* [SHORT PROBLEM] Scan the data for "React" and copy the lines it appears in.

══ SOURCE DATA ══

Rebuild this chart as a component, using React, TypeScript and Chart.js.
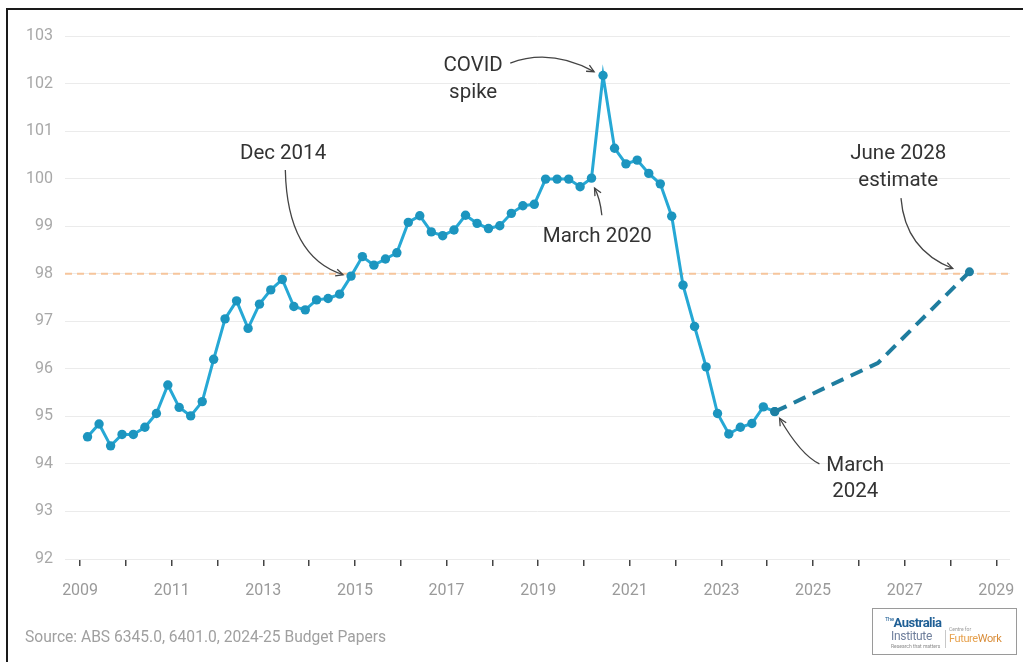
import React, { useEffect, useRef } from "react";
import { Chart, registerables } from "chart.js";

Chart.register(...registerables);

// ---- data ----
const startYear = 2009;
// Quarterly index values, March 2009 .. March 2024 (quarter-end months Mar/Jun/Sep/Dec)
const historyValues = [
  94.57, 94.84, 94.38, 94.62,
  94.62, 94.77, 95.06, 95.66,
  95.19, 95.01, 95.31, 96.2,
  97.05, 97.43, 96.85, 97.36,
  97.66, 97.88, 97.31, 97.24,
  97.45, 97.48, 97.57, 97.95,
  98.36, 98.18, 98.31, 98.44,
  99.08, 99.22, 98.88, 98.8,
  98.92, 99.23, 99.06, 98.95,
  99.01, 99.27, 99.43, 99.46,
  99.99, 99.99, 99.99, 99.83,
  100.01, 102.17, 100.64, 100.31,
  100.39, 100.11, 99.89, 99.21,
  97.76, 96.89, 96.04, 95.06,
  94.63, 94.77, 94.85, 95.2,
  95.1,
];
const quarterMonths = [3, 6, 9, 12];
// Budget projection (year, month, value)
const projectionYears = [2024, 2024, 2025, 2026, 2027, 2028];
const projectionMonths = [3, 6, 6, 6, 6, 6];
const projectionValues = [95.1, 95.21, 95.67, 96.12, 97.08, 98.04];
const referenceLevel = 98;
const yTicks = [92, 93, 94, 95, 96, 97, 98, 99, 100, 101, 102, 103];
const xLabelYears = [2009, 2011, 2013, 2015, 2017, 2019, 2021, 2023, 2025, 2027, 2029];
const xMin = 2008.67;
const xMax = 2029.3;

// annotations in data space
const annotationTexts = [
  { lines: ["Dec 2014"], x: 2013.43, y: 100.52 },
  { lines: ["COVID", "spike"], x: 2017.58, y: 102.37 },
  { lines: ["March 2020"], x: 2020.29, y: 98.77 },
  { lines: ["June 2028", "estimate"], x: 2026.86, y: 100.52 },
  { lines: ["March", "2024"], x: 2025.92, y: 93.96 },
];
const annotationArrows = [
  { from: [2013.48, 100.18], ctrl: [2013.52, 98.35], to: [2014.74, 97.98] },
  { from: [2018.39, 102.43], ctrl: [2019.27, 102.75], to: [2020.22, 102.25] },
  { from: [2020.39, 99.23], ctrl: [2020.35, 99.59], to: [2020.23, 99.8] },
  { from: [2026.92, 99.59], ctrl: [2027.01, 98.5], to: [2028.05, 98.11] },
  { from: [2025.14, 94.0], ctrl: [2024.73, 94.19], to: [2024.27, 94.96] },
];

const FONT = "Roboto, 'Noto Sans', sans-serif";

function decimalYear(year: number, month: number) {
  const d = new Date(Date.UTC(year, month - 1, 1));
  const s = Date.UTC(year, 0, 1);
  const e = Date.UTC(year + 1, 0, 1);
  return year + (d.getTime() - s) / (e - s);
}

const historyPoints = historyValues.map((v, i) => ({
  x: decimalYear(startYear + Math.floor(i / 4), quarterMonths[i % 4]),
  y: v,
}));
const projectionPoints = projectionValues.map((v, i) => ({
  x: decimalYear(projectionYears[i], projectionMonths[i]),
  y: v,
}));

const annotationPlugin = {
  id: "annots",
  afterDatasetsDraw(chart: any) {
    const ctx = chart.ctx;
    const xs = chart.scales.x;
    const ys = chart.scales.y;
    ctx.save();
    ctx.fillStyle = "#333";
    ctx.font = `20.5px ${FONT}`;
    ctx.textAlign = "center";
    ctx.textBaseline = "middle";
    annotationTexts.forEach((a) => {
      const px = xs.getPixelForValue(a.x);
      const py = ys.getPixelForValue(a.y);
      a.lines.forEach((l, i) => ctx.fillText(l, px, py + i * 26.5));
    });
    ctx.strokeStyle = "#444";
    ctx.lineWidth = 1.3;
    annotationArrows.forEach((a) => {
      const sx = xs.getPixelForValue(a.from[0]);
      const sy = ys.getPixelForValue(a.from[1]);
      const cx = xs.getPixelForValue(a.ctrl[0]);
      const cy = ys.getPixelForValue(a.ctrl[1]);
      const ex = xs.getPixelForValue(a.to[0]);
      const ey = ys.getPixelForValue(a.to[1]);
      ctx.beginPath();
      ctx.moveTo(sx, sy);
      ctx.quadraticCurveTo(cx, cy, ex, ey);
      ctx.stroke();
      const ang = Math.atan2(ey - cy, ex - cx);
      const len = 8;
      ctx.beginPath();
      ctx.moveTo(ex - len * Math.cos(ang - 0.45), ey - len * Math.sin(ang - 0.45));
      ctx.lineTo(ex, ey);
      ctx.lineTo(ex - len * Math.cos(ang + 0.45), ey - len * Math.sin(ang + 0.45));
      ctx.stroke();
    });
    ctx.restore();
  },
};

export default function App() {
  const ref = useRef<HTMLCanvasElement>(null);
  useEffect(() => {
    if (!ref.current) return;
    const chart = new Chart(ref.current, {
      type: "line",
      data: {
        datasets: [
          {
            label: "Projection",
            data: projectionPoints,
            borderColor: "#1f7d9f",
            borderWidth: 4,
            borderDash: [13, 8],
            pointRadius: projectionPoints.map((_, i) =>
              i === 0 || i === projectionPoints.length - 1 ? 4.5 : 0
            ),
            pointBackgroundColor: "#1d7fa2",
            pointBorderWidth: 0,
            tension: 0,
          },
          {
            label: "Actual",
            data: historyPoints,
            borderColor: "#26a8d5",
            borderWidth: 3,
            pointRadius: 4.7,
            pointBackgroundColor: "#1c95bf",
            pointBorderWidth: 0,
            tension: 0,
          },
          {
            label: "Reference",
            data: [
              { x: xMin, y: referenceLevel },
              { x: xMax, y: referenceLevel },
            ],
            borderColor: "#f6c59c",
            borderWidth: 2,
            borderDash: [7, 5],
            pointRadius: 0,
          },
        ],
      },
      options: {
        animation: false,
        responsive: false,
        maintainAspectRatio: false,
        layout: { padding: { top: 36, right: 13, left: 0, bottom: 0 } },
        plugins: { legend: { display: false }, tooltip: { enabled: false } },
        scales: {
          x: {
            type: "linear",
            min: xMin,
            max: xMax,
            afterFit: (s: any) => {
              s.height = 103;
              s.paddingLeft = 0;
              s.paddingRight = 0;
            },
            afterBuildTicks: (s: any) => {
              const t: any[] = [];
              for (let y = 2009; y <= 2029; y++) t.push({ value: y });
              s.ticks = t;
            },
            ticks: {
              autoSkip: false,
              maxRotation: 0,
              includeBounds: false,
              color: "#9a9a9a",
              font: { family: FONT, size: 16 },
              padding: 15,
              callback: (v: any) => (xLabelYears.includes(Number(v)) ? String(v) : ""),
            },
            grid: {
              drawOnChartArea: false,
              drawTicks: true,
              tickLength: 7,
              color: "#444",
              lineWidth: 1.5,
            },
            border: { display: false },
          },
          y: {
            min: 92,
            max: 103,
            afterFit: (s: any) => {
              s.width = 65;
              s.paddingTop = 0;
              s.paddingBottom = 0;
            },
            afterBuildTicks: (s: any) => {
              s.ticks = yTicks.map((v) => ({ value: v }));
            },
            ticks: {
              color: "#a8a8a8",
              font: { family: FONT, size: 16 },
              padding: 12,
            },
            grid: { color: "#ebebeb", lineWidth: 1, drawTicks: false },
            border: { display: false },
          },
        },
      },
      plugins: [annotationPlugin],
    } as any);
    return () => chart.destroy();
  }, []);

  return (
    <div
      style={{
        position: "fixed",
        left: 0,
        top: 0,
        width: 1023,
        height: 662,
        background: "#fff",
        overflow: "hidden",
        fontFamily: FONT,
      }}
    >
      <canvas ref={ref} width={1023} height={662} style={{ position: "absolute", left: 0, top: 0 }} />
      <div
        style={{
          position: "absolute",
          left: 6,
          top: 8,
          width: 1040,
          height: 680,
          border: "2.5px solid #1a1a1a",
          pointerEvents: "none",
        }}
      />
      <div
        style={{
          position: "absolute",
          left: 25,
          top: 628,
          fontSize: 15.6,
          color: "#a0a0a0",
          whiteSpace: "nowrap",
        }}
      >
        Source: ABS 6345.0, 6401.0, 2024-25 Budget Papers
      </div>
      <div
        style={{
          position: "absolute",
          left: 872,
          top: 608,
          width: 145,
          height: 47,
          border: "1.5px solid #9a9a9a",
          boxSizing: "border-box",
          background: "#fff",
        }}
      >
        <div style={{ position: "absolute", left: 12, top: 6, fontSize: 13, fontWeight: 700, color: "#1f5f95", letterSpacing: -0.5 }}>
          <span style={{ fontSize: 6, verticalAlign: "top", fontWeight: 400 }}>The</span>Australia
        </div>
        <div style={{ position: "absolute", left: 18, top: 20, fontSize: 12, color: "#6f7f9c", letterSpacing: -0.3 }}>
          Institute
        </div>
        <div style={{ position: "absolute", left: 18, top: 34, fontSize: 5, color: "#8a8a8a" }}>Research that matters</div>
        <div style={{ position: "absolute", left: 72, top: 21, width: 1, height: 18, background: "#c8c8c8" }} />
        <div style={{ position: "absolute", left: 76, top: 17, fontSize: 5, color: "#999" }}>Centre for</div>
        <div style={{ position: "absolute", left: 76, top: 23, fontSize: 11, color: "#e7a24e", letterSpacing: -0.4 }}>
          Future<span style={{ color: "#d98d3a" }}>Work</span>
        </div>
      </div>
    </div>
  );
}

═══
══ SOURCE DATA ══

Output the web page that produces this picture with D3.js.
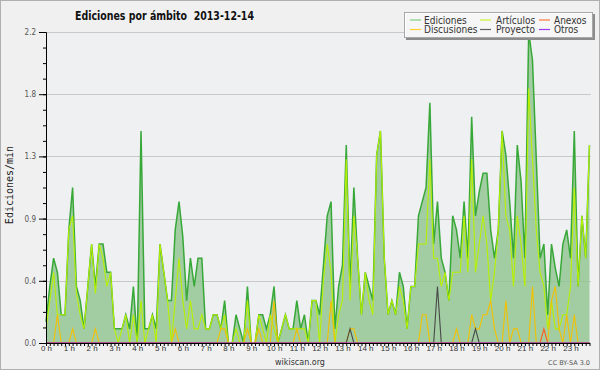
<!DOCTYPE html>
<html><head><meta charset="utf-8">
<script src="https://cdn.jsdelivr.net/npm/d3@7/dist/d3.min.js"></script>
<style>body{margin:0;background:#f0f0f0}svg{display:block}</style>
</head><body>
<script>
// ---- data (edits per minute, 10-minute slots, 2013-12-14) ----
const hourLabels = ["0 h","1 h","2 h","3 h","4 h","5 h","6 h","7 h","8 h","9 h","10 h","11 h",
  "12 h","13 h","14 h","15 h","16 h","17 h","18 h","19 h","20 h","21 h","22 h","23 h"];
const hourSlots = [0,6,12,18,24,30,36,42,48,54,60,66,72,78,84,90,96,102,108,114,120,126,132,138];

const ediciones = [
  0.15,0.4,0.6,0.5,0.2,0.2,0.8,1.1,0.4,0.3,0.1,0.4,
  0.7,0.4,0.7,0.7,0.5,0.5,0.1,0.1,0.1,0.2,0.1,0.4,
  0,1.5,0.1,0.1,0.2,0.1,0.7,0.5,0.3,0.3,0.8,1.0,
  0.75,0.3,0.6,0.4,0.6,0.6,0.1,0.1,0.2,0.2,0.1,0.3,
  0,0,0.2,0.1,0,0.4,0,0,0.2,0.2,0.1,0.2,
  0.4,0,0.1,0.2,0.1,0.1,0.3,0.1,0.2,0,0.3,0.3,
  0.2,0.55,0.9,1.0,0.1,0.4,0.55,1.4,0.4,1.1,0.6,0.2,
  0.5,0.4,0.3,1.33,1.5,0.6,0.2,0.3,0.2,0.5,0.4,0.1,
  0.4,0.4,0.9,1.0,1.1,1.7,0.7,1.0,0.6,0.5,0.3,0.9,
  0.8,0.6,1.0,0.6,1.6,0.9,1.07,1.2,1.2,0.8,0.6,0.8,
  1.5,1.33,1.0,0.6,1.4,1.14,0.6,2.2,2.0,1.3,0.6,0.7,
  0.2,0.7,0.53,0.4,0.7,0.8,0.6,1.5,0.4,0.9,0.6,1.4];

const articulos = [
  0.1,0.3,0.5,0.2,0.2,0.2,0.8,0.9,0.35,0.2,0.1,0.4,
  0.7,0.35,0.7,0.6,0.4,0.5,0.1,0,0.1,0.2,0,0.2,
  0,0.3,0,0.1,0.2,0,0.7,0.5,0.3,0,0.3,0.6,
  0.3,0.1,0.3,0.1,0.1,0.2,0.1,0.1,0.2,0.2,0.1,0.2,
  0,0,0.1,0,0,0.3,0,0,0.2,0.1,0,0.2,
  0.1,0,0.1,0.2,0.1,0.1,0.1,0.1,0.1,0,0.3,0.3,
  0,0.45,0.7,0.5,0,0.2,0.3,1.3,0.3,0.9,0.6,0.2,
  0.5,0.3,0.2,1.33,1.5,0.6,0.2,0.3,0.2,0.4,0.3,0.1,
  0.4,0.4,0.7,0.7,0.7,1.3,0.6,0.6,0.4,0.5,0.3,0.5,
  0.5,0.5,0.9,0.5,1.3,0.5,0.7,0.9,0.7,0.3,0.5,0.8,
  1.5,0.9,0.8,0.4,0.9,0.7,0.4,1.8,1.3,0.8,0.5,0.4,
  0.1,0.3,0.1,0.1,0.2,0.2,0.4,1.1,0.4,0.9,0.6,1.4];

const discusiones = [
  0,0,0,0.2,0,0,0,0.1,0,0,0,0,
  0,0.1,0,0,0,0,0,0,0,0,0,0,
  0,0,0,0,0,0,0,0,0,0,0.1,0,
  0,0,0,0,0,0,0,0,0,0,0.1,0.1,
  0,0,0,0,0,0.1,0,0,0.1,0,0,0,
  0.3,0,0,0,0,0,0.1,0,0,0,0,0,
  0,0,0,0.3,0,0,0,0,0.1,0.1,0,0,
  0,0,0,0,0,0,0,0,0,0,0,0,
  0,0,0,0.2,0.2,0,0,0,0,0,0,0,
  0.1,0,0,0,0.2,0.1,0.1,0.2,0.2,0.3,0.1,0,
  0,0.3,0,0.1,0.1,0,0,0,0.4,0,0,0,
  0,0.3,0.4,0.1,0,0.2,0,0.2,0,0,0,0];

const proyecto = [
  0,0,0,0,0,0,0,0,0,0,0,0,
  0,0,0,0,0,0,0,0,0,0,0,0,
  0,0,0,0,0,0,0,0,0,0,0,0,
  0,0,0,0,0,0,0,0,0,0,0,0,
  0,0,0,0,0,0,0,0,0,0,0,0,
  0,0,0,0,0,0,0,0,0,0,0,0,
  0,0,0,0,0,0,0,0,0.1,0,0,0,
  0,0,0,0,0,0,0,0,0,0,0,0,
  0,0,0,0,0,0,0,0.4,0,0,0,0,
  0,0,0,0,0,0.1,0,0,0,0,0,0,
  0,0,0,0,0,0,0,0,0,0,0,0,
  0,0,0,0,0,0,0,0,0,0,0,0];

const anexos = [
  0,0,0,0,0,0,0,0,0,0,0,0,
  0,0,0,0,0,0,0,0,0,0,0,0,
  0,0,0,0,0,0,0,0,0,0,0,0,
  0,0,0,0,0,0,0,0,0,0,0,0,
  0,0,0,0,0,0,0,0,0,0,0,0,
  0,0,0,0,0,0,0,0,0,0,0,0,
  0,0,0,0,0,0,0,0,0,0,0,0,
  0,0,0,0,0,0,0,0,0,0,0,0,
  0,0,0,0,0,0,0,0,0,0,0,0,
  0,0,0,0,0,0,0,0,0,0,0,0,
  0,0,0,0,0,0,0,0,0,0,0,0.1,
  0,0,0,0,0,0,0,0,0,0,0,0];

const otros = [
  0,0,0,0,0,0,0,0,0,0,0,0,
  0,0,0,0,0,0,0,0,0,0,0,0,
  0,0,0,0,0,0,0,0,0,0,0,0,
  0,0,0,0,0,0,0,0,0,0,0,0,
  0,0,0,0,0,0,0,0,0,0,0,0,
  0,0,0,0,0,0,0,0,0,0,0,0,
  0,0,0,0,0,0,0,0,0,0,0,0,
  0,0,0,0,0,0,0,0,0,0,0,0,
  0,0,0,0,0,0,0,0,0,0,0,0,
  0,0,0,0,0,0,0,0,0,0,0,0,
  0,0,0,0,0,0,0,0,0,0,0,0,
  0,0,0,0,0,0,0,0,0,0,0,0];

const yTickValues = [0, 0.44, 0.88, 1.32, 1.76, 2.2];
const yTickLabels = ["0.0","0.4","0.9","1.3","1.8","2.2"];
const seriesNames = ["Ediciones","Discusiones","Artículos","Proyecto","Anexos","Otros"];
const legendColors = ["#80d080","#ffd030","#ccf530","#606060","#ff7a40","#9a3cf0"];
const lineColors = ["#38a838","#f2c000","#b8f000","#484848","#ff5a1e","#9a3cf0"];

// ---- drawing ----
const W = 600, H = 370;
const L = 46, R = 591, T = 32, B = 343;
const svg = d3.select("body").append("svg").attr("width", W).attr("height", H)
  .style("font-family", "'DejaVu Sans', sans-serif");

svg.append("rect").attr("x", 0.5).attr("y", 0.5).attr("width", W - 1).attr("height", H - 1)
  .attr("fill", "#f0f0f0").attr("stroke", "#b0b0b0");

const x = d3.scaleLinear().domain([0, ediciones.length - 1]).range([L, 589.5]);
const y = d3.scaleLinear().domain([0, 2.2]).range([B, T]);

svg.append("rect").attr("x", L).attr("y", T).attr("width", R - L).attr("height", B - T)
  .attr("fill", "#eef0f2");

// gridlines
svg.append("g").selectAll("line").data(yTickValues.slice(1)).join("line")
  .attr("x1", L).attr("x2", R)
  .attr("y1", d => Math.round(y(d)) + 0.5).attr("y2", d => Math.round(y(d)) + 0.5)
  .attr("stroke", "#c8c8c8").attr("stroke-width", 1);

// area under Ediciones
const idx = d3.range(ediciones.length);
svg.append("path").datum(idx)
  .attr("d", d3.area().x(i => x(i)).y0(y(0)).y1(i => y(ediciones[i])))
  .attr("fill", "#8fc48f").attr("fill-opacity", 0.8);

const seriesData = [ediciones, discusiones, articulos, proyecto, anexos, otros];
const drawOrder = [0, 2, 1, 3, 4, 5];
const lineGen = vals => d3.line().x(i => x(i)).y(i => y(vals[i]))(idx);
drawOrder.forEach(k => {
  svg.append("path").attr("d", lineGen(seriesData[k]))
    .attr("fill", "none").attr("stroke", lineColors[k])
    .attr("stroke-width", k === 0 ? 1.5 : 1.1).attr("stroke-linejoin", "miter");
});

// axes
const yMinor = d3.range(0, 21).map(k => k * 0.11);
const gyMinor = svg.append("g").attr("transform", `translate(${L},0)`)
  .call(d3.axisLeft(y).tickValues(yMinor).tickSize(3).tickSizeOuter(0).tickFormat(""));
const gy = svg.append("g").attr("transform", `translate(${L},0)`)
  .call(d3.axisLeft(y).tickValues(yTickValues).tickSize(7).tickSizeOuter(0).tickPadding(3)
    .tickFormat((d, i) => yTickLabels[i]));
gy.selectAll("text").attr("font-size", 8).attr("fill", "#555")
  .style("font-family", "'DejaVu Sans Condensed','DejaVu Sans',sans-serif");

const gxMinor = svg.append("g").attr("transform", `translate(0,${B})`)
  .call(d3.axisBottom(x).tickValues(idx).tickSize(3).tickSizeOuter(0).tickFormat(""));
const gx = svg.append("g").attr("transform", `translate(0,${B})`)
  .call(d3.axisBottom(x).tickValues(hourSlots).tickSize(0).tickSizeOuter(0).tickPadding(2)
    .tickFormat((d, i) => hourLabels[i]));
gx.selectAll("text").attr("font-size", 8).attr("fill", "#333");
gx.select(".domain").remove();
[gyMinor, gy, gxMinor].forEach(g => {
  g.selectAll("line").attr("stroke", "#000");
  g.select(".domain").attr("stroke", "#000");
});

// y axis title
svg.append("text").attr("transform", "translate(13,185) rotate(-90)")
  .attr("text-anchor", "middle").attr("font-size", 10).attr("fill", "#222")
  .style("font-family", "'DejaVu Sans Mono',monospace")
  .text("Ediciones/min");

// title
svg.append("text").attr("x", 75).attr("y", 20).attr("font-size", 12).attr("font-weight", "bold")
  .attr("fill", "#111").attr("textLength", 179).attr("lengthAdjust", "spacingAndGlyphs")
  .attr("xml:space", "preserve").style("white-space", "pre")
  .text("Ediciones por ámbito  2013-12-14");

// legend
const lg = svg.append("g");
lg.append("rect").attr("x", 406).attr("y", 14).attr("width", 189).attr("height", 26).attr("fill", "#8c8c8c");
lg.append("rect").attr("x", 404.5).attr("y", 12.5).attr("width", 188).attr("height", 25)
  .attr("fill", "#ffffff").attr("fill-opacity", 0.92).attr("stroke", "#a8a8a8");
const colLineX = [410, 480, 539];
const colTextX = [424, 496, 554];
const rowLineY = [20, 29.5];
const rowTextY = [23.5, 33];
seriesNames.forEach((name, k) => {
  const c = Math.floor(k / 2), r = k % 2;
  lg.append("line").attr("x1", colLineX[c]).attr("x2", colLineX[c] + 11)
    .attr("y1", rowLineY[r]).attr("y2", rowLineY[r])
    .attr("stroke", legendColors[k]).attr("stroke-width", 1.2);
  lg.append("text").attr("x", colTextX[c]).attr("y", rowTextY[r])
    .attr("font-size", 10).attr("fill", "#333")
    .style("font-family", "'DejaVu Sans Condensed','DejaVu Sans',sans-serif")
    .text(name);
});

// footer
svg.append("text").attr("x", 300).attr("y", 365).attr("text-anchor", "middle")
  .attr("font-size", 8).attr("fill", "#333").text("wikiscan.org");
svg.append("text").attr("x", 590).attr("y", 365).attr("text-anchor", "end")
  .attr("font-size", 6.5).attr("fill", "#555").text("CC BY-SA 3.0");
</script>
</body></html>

═══
══ SOURCE DATA ══

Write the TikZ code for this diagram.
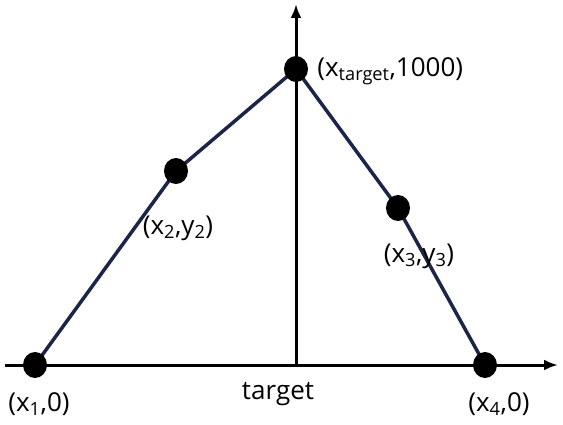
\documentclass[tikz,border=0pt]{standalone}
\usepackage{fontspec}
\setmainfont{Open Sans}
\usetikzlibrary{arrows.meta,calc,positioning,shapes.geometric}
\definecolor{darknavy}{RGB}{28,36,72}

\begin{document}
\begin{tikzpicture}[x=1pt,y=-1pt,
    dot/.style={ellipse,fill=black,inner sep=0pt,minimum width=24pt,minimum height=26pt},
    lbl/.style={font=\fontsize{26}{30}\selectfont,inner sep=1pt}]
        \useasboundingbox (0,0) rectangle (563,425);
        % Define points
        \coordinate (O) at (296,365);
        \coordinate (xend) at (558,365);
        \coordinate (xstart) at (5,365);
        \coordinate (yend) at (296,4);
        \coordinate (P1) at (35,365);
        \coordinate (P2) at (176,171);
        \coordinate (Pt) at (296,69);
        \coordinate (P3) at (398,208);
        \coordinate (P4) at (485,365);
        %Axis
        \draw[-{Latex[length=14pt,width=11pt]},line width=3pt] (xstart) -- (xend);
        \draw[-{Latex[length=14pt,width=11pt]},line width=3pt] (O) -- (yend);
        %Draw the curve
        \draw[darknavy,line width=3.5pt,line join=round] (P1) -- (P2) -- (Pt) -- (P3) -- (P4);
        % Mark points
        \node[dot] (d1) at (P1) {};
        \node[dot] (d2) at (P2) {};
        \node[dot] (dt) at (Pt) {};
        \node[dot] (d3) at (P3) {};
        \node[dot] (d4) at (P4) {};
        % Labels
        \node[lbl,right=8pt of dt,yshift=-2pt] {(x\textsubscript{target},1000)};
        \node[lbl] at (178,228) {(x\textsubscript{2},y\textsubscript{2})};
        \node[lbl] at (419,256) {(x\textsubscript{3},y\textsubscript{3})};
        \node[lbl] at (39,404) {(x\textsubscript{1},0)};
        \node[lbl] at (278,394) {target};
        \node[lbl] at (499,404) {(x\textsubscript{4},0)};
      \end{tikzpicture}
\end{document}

═══

* [OUTPUT BELOW]
Rebuild this chart as a component, using React, TypeScript and Chart.js.
import React, { useEffect, useRef } from "react";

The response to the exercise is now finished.